On March 15, banking giant Citigroup Inc. announced that the company will now be providing its Texas employees with travel expenses should they seek an abortion out of state after Texas lawmakers recently passed more restrictive laws intended to curb the practice of abortion.
According to a public filing the bank wrote, “In response to changes in reproductive health-care laws in certain states in the U.S., beginning in 2022 we provide travel benefits to facilitate access to adequate resources.”
The policy reportedly will cover expenses, like airfare and lodgings, that employees could incur if they choose to travel out of state to receive an abortion.
The bank has more than 8,500 employees in Texas which passed some of the most restrictive abortion laws in the U.S.. In Texas, individuals can now sue anyone who “aids or abets” an abortion after six weeks.
Following the implementation of the new law, that took effect on Sept. 1, abortions in the state of Texas plummeted by more than 60 percent within the first month, according to state health department data.
The law, Bill 8, often referred to as the “heartbeat bill” prohibits abortion in Texas around the six-week period of pregnancy. “The only exception is if a doctor determines a patient will face a ‘medical emergency’ if the procedure isn’t performed,” The Houston Chronicle reported.

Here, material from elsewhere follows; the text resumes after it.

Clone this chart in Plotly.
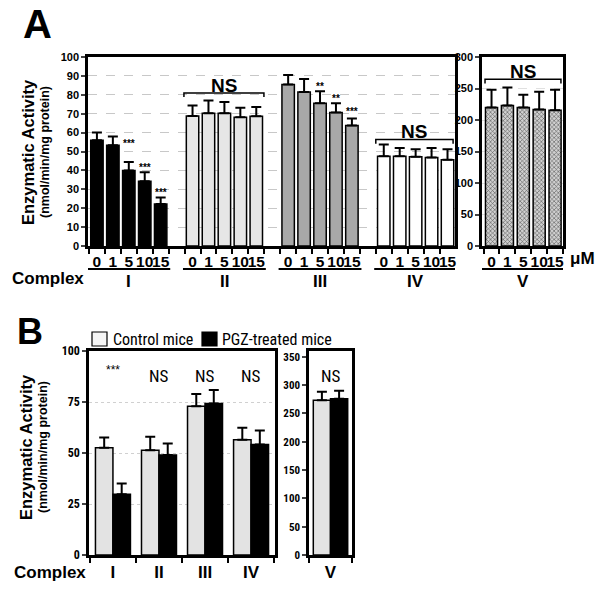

Citigroup’s move drew immediate condemnation by Texas Republicans. George P. Bush, told the Dallas Morning News in an email on Wednesday, “The ‘travel benefits’ offered by Citigroup is nothing more than a PR stunt by a ‘woke’ company to support a culture of death. Texas is a pro-life state, and if elected Attorney General, I will hold actors who attempt to find loopholes in our law accountable.”
Matt Rinaldi, chairman of the Republican Party of Texas told his fellow Republicans to “avoid entrusting their finances with Citibank and other companies hostile to them and their values,” according to the Dallas Morning News.
Other companies have announced similar benefits for their employees. Match Group Inc.’s CEO Shar Dubey announced last year that she was creating a fund to help cover expenses related to recieving an abortion for her employees. The company’s competitor, Bumble, has created a similar fund.
In September, ride-hailing platforms Uber and Lyft said they would cover legal fees for drivers sued under the Texas law.
Other states are following Texas’ lead, passing similar abortion bans, including Idaho. On Monday Idaho’s senate passed a piece of legislation banning abortions after six weeks as well.
The measure passed in a 51-14 House vote with no Democratic support. The legislation allows family members to sue medical professionals who performed the abortion.
“This bill makes sure that the people of Idaho can stand up for our values and do everything in our power to prevent the wanton destruction of innocent human life,” Republican Rep. Steven Harris, the bill’s sponsor said according to the Associated Press.
Under both the Texas and Idaho laws, women who have an abortion will not be prosecuted.